Your goal: Repeat only what lies from the line with "Output the Python" to the line with "fig = go.Figure()", those two lines included, exactly as it stands; omit any images.

## Begin Extracted information

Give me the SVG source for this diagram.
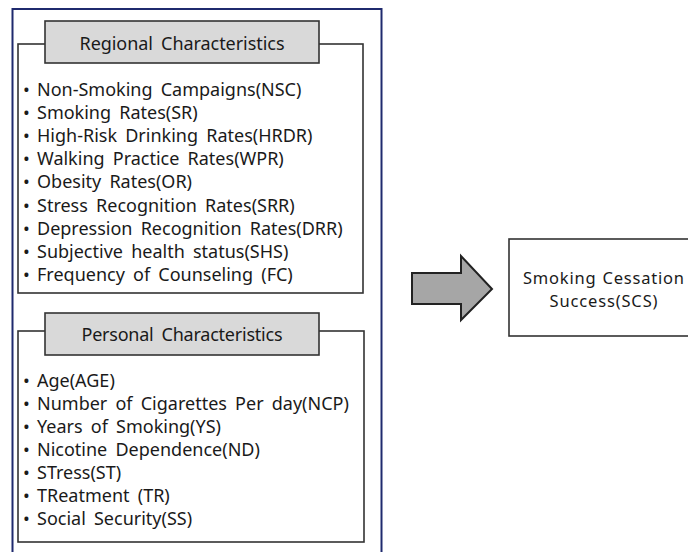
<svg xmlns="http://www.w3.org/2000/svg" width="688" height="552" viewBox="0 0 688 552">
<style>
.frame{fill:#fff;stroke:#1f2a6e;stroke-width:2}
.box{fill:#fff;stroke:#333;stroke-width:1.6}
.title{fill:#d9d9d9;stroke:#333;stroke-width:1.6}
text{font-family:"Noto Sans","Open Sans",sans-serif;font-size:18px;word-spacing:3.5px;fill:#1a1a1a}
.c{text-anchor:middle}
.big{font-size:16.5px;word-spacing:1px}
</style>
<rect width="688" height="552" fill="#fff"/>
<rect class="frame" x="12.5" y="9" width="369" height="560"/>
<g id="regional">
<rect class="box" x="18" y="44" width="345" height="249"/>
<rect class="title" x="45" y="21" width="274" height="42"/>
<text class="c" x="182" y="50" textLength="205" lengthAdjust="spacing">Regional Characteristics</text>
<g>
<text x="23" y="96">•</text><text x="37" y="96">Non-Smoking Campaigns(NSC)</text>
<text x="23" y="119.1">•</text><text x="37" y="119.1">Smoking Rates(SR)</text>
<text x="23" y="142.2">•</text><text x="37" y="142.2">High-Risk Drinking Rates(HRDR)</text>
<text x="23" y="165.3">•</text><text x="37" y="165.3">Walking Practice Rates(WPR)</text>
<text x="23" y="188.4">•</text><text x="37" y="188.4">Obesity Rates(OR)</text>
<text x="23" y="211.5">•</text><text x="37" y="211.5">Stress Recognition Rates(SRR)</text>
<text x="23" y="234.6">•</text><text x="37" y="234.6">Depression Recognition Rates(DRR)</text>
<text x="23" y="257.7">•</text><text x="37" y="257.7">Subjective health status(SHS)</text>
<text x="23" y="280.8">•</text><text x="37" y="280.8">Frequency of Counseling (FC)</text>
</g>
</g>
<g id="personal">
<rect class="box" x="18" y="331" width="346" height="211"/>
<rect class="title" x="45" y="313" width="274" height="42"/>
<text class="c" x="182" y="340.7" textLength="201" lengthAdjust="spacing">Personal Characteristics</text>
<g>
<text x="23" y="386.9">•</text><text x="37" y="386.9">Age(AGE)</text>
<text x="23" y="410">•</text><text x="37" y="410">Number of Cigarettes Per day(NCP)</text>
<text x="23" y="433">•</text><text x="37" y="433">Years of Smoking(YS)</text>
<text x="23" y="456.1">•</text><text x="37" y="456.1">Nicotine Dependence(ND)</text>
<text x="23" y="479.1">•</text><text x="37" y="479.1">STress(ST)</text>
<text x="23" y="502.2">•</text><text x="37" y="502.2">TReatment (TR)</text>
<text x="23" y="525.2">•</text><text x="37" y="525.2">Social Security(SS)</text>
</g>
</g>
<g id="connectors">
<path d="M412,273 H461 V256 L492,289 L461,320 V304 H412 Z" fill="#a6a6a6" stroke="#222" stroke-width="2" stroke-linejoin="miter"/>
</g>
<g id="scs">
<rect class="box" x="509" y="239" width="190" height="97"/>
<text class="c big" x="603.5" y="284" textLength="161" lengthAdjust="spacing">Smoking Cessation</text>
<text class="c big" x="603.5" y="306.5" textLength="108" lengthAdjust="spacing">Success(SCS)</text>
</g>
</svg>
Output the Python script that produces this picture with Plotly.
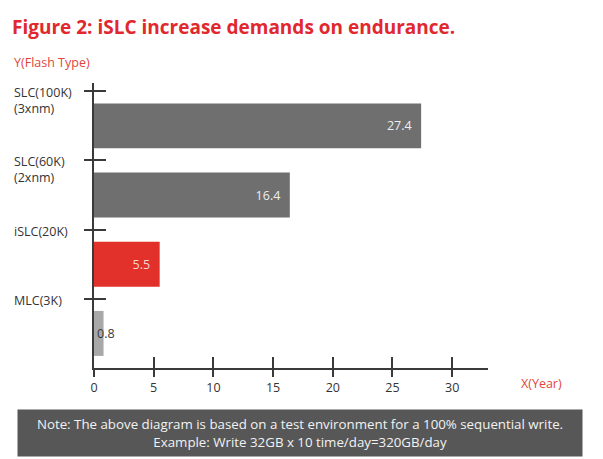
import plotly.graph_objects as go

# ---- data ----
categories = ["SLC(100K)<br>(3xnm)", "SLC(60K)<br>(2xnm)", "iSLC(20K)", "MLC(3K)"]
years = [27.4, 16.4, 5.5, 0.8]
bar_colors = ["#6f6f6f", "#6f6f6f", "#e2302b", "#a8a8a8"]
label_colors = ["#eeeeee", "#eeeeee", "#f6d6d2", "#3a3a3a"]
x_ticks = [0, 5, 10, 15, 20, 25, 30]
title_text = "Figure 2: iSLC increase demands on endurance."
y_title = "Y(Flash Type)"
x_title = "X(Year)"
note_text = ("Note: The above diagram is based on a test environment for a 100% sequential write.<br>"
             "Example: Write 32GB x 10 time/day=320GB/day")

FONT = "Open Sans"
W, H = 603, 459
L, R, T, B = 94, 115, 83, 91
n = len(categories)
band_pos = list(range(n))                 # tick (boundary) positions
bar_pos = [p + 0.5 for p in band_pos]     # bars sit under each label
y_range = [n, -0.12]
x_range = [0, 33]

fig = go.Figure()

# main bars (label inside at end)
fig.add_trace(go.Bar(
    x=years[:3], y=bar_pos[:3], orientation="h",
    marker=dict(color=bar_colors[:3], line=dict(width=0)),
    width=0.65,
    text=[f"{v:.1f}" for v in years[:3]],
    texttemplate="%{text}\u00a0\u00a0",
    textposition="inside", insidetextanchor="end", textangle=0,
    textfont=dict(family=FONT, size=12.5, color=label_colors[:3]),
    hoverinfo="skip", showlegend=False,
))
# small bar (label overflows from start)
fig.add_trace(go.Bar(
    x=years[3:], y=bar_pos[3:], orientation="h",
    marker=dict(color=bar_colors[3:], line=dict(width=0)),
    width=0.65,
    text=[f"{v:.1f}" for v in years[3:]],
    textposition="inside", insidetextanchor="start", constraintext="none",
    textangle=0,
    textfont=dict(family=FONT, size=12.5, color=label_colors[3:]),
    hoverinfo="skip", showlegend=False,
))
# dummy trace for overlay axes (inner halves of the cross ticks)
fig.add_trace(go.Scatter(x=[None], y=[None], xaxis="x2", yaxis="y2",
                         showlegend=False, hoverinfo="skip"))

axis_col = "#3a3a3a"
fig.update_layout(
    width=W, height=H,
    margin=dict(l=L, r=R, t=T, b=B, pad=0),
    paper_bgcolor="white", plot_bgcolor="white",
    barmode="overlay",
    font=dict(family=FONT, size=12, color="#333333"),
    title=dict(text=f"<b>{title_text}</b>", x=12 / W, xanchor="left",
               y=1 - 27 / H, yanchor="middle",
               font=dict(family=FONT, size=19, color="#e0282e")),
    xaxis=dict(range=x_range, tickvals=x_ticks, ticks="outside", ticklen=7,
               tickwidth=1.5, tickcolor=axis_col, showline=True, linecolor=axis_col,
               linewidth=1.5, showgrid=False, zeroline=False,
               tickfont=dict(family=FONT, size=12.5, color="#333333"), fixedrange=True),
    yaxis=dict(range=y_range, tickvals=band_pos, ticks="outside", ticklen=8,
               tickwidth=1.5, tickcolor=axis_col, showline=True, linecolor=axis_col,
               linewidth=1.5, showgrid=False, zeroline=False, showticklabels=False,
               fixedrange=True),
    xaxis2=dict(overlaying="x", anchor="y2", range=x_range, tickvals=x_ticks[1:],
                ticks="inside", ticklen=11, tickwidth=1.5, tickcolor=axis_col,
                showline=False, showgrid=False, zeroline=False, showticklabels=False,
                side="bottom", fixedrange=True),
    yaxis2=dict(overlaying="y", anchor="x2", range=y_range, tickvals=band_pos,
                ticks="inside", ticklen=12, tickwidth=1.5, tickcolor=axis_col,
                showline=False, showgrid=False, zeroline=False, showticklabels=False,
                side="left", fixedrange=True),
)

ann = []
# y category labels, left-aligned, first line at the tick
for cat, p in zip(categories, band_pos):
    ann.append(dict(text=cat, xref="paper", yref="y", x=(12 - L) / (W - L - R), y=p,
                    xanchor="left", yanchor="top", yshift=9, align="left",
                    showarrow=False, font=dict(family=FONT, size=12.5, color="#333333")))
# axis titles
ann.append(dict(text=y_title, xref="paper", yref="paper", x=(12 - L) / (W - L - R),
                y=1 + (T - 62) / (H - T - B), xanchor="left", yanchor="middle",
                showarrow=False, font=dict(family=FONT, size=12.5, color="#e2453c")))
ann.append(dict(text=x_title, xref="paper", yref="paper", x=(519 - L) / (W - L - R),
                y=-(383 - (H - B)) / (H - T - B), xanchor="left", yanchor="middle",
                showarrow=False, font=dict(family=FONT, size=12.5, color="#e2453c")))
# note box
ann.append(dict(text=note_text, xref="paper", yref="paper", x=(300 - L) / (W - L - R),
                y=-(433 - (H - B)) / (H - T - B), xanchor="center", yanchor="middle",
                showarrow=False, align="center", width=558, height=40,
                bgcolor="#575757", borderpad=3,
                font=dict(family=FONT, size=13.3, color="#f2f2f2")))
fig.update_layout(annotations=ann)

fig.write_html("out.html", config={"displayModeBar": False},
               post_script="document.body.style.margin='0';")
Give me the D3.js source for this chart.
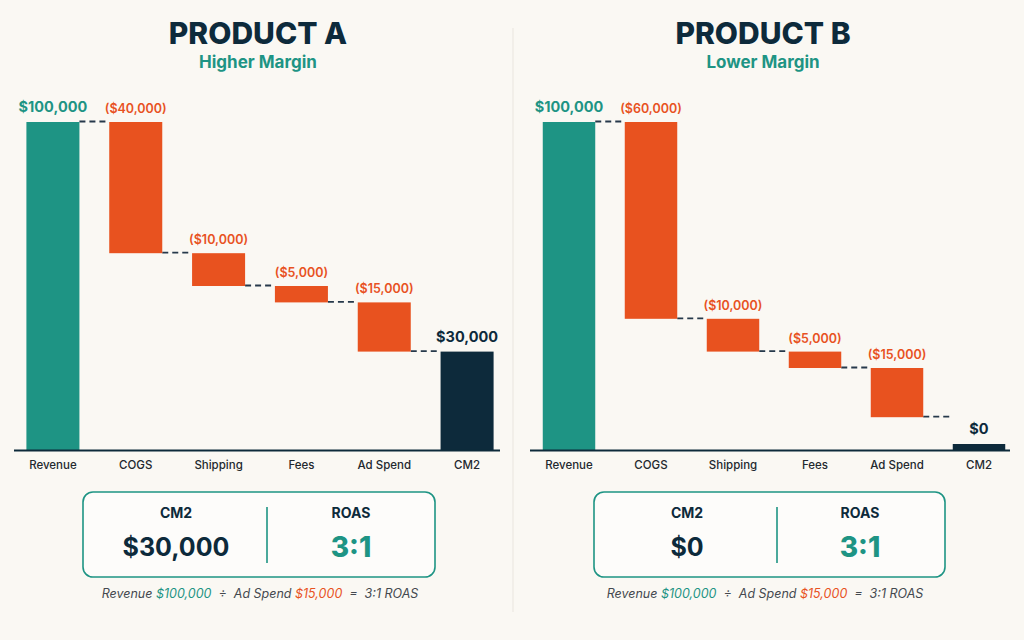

## End Extracted information

Task result:
Output the Python script that produces this picture with Plotly.
import plotly.graph_objects as go

# ---- data ----
categories = ["SLC(100K)<br>(3xnm)", "SLC(60K)<br>(2xnm)", "iSLC(20K)", "MLC(3K)"]
years = [27.4, 16.4, 5.5, 0.8]
bar_colors = ["#6f6f6f", "#6f6f6f", "#e2302b", "#a8a8a8"]
label_colors = ["#eeeeee", "#eeeeee", "#f6d6d2", "#3a3a3a"]
x_ticks = [0, 5, 10, 15, 20, 25, 30]
title_text = "Figure 2: iSLC increase demands on endurance."
y_title = "Y(Flash Type)"
x_title = "X(Year)"
note_text = ("Note: The above diagram is based on a test environment for a 100% sequential write.<br>"
             "Example: Write 32GB x 10 time/day=320GB/day")

FONT = "Open Sans"
W, H = 603, 459
L, R, T, B = 94, 115, 83, 91
n = len(categories)
band_pos = list(range(n))                 # tick (boundary) positions
bar_pos = [p + 0.5 for p in band_pos]     # bars sit under each label
y_range = [n, -0.12]
x_range = [0, 33]

fig = go.Figure()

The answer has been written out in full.